The novel also has so many subtexts open to interpretation. Maddy’s father reveals in their final confrontation (again everyone who remembers Carrie knows this is canon) that he spent his life trying to protect her from the horrors of the world. We’ve already seen how utterly grotesque, abusive and backwards that style of parenting is and how it’s made Maddie who she is. But it’s worth noting that the moment she learns the true about the real world, it becomes just as overwhelming and horrific to her – and is almost certainly a major factor in what happens immediately after the prom.

Then there’s the very stark argument made directly by one of the podcasters and indirectly by Kali throughout the book. Again much of this looks at the world in a purely binary lens that sadly exists in academia and so much of contemporary protesting. The argument Jackson has some of her characters mak is that the racial divide in our country is so great that there is no reconciliation that is possibility and the only ‘rational’ response is to burn it all down.
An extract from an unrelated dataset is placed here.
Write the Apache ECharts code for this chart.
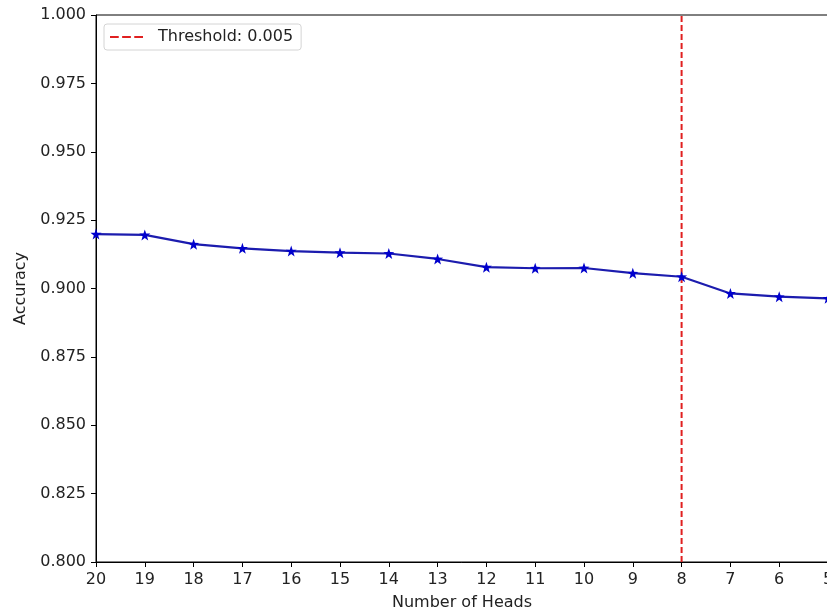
<!DOCTYPE html>
<html>
<head>
<meta charset="utf-8">
<script src="https://cdn.jsdelivr.net/npm/echarts@6/dist/echarts.min.js"></script>
<style>
  html, body { margin: 0; padding: 0; background: #fff; }
  #chart { width: 827px; height: 613px; }
</style>
</head>
<body>
<div id="chart"></div>
<script>
// number of heads kept (x)
const heads = [20, 19, 18, 17, 16, 15, 14, 13, 12, 11, 10, 9, 8, 7, 6, 5];
const accuracy = [0.9199, 0.9196, 0.9162, 0.9147, 0.9137, 0.9131, 0.9128, 0.9108,
                  0.9078, 0.9074, 0.9075, 0.9056, 0.9043, 0.8982, 0.8970, 0.8964];
const thresholdHeads = 8;
const thresholdName = 'Threshold: 0.005';
const yRange = [0.8, 1.0];

const chart = echarts.init(document.getElementById('chart'));
const font = 'DejaVu Sans';

let points = heads.map((h, i) => [h, accuracy[i]]);

// dashed icon for the legend (three dashes)
const dashIcon = 'path://M0,0 L9,0 L9,2 L0,2 Z M12.5,0 L21.5,0 L21.5,2 L12.5,2 Z M25,0 L34,0 L34,2 L25,2 Z';

chart.setOption({
  animation: false,
  textStyle: { fontFamily: font },
  grid: {
    left: 96, top: 15, width: 732, height: 547,
    outerBoundsMode: 'none', containLabel: false,
    show: true, borderColor: '#000', borderWidth: 1
  },
  legend: {
    left: 104, top: 24,
    data: [{ name: thresholdName, icon: dashIcon }],
    itemWidth: 33, itemHeight: 2, itemGap: 10,
    padding: [5, 8, 5, 6],
    borderColor: '#d4d4d4', borderWidth: 1, borderRadius: 3,
    textStyle: { fontFamily: font, fontSize: 16, color: '#222', padding: [0, 0, 0, 10] }
  },
  xAxis: {
    type: 'value', min: 5, max: 20, interval: 1, inverse: true,
    name: 'Number of Heads', nameLocation: 'middle', nameGap: 33,
    nameTextStyle: { fontFamily: font, fontSize: 16, color: '#222' },
    splitLine: { show: false },
    axisLine: { lineStyle: { color: '#000' } },
    axisTick: { length: 5, lineStyle: { color: '#000' } },
    axisLabel: { fontFamily: font, fontSize: 16, color: '#222', margin: 10 }
  },
  yAxis: {
    type: 'value', min: yRange[0], max: yRange[1], interval: 0.025,
    name: 'Accuracy', nameLocation: 'middle', nameGap: 67,
    nameTextStyle: { fontFamily: font, fontSize: 16, color: '#222' },
    splitLine: { show: false },
    axisLine: { show: true, lineStyle: { color: '#000' } },
    axisTick: { show: true, length: 5, lineStyle: { color: '#000' } },
    axisLabel: { fontFamily: font, fontSize: 16, color: '#222', margin: 10,
      formatter: v => v.toFixed(3) }
  },
  series: [
    {
      name: 'Accuracy',
      type: 'line',
      data: points,
      symbol: 'path://M0,-10 L2.35,-3.24 L9.51,-3.09 L3.8,1.24 L5.88,8.09 L0,4 L-5.88,8.09 L-3.8,1.24 L-9.51,-3.09 L-2.35,-3.24 Z',
      symbolSize: 11,
      lineStyle: { color: '#1c1cae', width: 2.2 },
      itemStyle: { color: '#0000cc' }
    },
    {
      name: thresholdName,
      type: 'line',
      data: [[thresholdHeads, yRange[0]], [thresholdHeads, yRange[1]]],
      symbol: 'none',
      lineStyle: { color: '#e02020', width: 2, type: [6, 3] },
      itemStyle: { color: '#e02020' }
    }
  ]
});
</script>
</body>
</html>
Perhaps that why I do see Maddy as a victim, I can’t truly see her as an innocent bystander either. Like Carrie White she may not have meant to create a massacre but once she got started she was willing to leave a path of destruction in her wake that killed hundreds of people, burned down much of the town and could very well have led to a nuclear disaster. What happened to Carrie White was terrible but it doesn’t make her innocent in the events that happened. Adding the burdens of racism to the equation doesn’t do the same for Maddy Washington – and I’m not entirely sure she shouldn’t be punished for it. At the very least she deserves a day in court like anyone else and even if race were a factor in her conviction, I’m not sure I would have minded if it meant the world being safe from her wrath.

And it’s worth noting when the action takes place: May of 2014. That is while we’re still in the Obama Presidency and just a year before Donald Trump arrives on the political scene. The podcast takes place eight years later, during the Biden administration and after eight solid years of protests against racial injustice at every level that have, by any real standard, accomplished nothing except move much of the country – particularly in the regions of America like Springville – further away from conciliation. No one has learned anything but Springville except what they want to learn/ Perhaps that the real reason the final episode is titled “There are No Winners Here.”

It's a measure of any great book that you come away asking these kinds of questions at the end. You may feel, like the podcaster and professor, that the town of Springville suffered the consequences of American racism that still need to be paid out. You might also come away, like so many of the survivors, with the feeling that they even given their responsibility, the punishment far exceeded the crime. I have my conclusion; readers may draw their own and that will certainly differ upon their age, race, or gender.

Perhaps I should let King himself have the last word. At the end of Thinner which he wrote under the pseudonym of Richard Bachman, one of the last lines is “Everybody pays, even for the stuff they didn’t do.” Maybe that’s the clearest way you know this novel hails the King: that’s a sentiment that, one way or another, everyone who survives The Weight of Blood might end up considering whether or not they agree with it.